By Edward J. Mahoney
Editor’s note. This first appeared on July 5, 2013 in the Burlington Free Press.
Vermont legislators should be mortified that they have enacted a law to allow and promote “aid-in-dying” with virtually no protections for vulnerable patients. One might contend that they have committed legislative malpractice by cutting-and-pasting together a law that has great potential to be injurious to one group of people and violates the rights of conscience of another group — clear violations of their legislative oath.
S.77 (now Act 39), “An Act Relating to Patient Choices and Control at the End of Life,” raises serious problems for hospitals and other health care facilities as well as physicians and health care professionals. A close reading of the statute reveals that Act 39:
Requires that the patient requesting hastened death be “capable” at the time of the request; however it allows someone other than the patient to interpret a patient’s request if the patient is unable to be understood by the physician.
Does not require that the patient be “capable” at the time of the lethal ingestion.
Requires that the patient request a lethal drug for self-administration, however it does not require that the patient actually self-administer the drug.
Requires that physicians inform all terminally ill patients about all available treatment options (including a drug to hasten death) even if the patient does not ask about it.
States that physicians are legally obligated to answer any specific questions about treatment options without withholding any requested information. There is no exemption for a physician who believes the request is premature, clinically inappropriate, or unethical.
The prescribing physician may not contact the patient’s primary physician unless the patient consents, possibly obscuring pertinent history such as prior incapacity, depression, suicidal statements or attempts.

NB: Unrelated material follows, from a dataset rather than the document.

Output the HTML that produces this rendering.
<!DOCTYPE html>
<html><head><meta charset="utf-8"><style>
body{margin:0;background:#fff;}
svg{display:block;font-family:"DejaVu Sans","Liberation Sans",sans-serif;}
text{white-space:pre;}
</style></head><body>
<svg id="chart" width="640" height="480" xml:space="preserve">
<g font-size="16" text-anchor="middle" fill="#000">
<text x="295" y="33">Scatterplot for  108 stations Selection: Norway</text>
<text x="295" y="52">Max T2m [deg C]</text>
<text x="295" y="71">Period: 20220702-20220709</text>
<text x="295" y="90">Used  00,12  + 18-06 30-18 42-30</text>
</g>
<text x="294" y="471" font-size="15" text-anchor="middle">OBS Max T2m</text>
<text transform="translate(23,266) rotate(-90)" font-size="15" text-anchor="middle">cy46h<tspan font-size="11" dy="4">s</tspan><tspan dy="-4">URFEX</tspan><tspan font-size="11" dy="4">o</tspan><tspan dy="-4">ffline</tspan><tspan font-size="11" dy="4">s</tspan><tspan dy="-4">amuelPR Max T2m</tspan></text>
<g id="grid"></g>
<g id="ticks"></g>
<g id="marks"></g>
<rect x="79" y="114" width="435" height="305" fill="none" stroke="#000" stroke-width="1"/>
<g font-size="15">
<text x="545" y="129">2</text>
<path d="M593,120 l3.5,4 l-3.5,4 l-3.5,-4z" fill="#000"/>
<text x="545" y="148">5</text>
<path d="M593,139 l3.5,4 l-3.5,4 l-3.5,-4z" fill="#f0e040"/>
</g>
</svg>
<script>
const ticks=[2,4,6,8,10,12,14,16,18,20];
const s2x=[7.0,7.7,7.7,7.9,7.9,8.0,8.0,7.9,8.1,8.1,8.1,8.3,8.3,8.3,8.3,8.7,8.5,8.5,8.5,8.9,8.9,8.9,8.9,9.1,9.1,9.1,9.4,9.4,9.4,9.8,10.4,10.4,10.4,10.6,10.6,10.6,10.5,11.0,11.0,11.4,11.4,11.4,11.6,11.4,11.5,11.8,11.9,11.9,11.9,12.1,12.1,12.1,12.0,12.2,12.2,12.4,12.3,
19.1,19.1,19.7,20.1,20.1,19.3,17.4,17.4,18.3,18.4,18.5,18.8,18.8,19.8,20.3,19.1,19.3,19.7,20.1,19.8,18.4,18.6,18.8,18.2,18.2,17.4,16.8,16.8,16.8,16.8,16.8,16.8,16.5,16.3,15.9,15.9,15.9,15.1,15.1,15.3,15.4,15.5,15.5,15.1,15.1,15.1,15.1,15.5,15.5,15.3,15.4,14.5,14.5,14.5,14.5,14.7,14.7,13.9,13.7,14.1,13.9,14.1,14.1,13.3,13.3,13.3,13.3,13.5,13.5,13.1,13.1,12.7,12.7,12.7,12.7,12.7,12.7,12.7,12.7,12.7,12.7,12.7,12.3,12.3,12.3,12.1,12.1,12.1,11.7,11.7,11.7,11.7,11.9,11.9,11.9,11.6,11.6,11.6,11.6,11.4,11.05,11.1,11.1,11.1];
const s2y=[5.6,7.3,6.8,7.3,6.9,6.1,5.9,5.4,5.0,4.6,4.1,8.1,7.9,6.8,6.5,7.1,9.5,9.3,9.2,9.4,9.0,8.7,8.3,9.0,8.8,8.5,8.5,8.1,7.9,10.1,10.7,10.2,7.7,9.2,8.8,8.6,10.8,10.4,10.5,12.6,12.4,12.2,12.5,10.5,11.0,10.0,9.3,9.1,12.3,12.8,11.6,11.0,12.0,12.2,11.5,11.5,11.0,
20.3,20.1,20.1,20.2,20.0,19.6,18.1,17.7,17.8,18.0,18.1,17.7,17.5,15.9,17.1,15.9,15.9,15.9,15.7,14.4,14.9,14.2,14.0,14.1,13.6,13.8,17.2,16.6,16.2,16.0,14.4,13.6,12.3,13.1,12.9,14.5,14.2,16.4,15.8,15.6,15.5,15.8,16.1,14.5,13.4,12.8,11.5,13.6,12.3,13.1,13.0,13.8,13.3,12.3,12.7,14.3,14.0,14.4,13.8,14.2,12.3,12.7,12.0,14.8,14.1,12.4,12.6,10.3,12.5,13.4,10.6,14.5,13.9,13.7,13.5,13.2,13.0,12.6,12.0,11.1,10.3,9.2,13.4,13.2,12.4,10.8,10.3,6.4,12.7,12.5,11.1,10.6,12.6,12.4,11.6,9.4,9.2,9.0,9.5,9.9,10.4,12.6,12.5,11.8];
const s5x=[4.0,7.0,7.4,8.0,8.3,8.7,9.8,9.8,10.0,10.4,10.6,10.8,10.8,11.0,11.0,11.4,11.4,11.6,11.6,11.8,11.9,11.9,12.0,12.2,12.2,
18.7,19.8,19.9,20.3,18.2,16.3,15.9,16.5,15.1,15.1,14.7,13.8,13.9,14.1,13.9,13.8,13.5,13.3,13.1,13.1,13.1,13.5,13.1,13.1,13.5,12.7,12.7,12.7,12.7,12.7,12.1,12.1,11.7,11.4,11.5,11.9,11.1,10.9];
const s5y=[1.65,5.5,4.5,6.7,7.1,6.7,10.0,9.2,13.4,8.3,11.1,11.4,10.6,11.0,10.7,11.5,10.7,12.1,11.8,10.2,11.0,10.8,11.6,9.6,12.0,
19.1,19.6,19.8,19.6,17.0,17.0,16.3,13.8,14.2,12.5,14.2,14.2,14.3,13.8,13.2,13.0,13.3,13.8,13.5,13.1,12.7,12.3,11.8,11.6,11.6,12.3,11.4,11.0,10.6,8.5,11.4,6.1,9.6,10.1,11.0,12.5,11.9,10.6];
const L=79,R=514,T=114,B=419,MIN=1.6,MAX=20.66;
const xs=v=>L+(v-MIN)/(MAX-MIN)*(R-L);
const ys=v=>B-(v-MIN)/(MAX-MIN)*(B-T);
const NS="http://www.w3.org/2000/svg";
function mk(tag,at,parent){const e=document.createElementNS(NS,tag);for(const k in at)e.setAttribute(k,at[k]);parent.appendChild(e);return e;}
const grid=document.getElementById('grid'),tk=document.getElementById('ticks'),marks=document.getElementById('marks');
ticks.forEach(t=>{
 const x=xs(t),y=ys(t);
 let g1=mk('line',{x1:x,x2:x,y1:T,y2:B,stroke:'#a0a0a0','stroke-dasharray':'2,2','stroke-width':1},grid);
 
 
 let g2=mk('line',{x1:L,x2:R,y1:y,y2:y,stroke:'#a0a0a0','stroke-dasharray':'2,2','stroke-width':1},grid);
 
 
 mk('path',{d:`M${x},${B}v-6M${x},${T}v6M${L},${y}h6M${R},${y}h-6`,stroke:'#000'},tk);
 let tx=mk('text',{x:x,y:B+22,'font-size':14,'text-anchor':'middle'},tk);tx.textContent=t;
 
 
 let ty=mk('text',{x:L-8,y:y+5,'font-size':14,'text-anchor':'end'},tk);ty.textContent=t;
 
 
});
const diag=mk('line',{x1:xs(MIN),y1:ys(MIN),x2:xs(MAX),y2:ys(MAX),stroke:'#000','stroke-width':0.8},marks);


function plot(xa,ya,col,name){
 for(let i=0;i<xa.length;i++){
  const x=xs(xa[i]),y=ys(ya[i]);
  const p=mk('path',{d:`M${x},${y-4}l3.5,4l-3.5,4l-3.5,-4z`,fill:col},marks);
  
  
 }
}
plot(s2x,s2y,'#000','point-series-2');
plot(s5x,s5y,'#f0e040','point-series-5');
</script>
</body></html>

Provides legal immunity for physicians, but not for nurses, pharmacists or other involved professionals.
Does not establish any oversight at all. The physician is only required to report to the Department of Health that he or she has written a lethal prescription (no patient name required) and has followed the procedure set forth in Act 39. The pharmacist is not required to report filling the prescription. There is no prescription tracking. No data is collected. No annual reports. The state and the public will have no idea how often this practice is occurring.
The Department of Health is required to adopt rules about the safe disposal of unused lethal prescriptions, but there is no way for them (or anyone) to know who has these lethal doses in their possession.
In addition — unbelievably — the legislature has declared an automatic repeal of all procedural steps as of July 1, 2016. After that date, hastening a patient’s death will be as simple as treating bronchitis.
Act 39 should be a national embarrassment to Compassion and Choices, the out-of-state organization that lobbied so hard to convince our legislature that legalization of “aid-in-dying” would be good for Vermonters.
One has to wonder how carefully Gov. Shumlin read this bill with such glaring errors and omissions before he signed it.
Act 39 is so egregious we cannot delay until the 2014 legislature to try to “fix” it. The Legislature should be called into special session to re-address this dereliction of their sworn duty.
Edward J. Mahoney of Essex Junction is president of the Vermont Alliance for Ethical Healthcare.